--- begin Task material ---
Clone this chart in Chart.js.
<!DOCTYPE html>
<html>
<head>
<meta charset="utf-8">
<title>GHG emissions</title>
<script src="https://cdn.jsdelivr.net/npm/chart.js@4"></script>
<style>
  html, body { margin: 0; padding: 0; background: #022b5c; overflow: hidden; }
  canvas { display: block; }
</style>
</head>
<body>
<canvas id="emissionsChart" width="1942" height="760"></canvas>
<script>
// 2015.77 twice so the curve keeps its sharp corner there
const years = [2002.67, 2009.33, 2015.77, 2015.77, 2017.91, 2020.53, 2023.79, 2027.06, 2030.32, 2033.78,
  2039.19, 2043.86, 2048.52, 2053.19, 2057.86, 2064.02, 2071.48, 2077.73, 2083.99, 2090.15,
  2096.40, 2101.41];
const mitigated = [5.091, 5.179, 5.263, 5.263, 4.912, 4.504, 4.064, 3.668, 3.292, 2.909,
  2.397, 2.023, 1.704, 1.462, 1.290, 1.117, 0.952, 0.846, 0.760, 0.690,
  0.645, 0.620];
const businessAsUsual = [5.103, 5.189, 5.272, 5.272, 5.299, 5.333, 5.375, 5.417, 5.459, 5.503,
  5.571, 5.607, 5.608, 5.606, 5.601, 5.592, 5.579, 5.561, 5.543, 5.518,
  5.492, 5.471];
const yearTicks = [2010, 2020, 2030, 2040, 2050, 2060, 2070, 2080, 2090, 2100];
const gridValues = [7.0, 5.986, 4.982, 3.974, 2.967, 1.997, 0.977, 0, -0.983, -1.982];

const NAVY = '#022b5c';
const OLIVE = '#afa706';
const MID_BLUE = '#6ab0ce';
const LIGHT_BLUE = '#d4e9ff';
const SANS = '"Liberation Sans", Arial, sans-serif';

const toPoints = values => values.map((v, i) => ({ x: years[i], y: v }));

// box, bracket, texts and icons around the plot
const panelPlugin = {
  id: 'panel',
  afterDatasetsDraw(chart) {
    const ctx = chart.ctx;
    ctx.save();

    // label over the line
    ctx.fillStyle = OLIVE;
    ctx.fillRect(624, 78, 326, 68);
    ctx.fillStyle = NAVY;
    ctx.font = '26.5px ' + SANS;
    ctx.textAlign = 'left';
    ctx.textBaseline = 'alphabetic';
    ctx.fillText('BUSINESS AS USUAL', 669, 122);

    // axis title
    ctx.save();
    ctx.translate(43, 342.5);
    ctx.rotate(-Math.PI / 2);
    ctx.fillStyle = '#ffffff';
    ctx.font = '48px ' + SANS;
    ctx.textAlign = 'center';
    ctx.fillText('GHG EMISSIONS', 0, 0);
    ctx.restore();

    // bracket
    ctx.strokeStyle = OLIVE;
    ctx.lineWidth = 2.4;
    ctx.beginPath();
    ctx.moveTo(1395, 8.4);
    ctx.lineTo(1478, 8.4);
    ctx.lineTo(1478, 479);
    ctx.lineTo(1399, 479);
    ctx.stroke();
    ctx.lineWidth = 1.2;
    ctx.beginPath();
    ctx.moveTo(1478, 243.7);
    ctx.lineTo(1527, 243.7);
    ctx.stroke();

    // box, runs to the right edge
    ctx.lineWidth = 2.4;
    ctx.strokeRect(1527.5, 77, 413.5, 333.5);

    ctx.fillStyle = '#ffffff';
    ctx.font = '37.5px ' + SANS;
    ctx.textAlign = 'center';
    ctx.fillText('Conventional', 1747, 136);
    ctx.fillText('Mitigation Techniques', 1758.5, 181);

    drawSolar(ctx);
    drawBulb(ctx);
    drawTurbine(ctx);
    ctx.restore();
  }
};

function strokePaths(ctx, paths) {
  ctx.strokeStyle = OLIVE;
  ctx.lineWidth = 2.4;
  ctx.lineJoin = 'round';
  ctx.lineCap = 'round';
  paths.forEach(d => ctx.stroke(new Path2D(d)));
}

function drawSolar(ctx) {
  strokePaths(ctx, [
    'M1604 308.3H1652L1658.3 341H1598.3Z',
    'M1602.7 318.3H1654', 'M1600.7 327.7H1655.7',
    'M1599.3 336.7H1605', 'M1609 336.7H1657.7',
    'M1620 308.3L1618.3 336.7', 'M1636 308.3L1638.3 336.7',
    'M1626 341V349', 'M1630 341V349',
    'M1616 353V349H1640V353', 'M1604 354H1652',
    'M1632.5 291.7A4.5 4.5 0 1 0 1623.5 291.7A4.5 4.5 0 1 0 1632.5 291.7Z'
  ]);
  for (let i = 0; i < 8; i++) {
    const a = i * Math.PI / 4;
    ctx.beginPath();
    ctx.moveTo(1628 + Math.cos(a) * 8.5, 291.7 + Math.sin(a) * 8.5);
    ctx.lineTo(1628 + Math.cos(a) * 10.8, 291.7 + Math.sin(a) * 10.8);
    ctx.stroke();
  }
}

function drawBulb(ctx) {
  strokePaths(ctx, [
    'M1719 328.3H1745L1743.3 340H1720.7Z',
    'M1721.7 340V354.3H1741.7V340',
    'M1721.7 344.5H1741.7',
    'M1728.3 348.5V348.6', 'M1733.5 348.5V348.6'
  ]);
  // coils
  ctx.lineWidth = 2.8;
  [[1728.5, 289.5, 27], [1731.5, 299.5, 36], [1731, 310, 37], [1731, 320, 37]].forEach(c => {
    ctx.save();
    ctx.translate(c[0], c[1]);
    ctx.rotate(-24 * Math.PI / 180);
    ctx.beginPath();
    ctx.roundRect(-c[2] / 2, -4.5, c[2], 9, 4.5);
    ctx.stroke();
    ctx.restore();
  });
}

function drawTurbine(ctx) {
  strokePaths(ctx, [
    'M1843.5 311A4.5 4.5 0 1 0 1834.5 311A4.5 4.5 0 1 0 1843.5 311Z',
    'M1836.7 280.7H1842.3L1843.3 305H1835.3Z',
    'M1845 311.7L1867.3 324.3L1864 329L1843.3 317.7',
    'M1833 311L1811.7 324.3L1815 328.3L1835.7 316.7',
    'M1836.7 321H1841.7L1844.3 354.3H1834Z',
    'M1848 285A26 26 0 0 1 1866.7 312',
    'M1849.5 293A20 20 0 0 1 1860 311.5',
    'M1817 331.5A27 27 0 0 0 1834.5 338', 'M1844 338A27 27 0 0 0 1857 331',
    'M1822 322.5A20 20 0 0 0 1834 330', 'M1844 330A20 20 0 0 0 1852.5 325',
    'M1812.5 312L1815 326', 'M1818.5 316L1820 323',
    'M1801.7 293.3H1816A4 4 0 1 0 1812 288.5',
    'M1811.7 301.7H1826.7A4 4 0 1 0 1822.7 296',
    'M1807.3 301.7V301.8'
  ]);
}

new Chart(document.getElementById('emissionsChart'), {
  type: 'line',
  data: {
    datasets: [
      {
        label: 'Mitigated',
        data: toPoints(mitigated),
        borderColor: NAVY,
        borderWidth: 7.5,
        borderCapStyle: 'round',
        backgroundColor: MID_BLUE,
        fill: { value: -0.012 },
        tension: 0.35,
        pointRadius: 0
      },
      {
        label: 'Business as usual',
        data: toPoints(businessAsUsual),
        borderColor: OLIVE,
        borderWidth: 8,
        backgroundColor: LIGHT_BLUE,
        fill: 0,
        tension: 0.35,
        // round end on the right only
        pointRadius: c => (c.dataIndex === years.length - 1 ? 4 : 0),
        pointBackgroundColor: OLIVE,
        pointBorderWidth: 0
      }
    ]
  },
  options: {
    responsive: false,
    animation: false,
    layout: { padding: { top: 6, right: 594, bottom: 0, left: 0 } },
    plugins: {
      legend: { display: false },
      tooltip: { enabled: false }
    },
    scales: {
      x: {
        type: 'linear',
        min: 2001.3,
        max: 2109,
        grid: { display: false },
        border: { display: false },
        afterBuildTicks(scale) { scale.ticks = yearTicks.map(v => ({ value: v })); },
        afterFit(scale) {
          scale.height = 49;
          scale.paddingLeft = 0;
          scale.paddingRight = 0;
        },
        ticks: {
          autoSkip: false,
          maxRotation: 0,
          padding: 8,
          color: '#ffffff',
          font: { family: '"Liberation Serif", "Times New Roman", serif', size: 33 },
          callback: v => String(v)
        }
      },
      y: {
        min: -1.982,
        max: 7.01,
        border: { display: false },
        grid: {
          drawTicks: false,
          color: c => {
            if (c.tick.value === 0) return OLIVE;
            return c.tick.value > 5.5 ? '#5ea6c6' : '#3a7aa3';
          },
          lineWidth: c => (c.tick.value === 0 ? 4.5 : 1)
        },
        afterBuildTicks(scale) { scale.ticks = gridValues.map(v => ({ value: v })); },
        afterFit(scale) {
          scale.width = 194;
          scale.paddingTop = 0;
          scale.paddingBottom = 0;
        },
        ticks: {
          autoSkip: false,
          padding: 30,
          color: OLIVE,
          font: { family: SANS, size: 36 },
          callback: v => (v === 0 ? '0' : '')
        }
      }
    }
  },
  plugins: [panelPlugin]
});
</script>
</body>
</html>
--- end Task material ---
--- begin Task material ---
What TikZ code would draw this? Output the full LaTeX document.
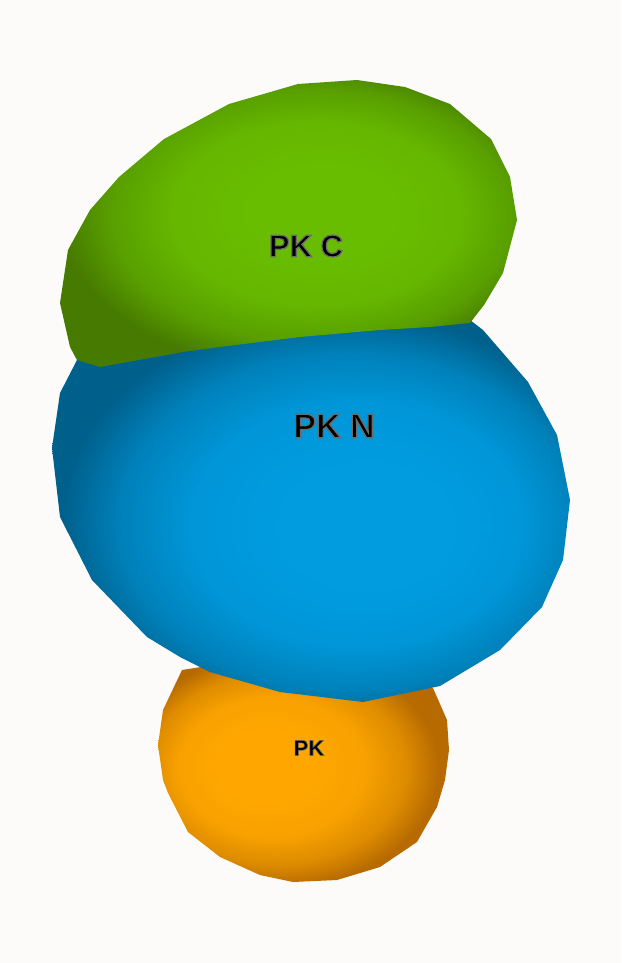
--- end Task material ---
Only the lines from the one with "Clone this chart in Chart.js." up to the one with "0, -0.983, -1.982];" should be repeated, both included, exactly as they appear.

Clone this chart in Chart.js.
<!DOCTYPE html>
<html>
<head>
<meta charset="utf-8">
<title>GHG emissions</title>
<script src="https://cdn.jsdelivr.net/npm/chart.js@4"></script>
<style>
  html, body { margin: 0; padding: 0; background: #022b5c; overflow: hidden; }
  canvas { display: block; }
</style>
</head>
<body>
<canvas id="emissionsChart" width="1942" height="760"></canvas>
<script>
// 2015.77 twice so the curve keeps its sharp corner there
const years = [2002.67, 2009.33, 2015.77, 2015.77, 2017.91, 2020.53, 2023.79, 2027.06, 2030.32, 2033.78,
  2039.19, 2043.86, 2048.52, 2053.19, 2057.86, 2064.02, 2071.48, 2077.73, 2083.99, 2090.15,
  2096.40, 2101.41];
const mitigated = [5.091, 5.179, 5.263, 5.263, 4.912, 4.504, 4.064, 3.668, 3.292, 2.909,
  2.397, 2.023, 1.704, 1.462, 1.290, 1.117, 0.952, 0.846, 0.760, 0.690,
  0.645, 0.620];
const businessAsUsual = [5.103, 5.189, 5.272, 5.272, 5.299, 5.333, 5.375, 5.417, 5.459, 5.503,
  5.571, 5.607, 5.608, 5.606, 5.601, 5.592, 5.579, 5.561, 5.543, 5.518,
  5.492, 5.471];
const yearTicks = [2010, 2020, 2030, 2040, 2050, 2060, 2070, 2080, 2090, 2100];
const gridValues = [7.0, 5.986, 4.982, 3.974, 2.967, 1.997, 0.977, 0, -0.983, -1.982];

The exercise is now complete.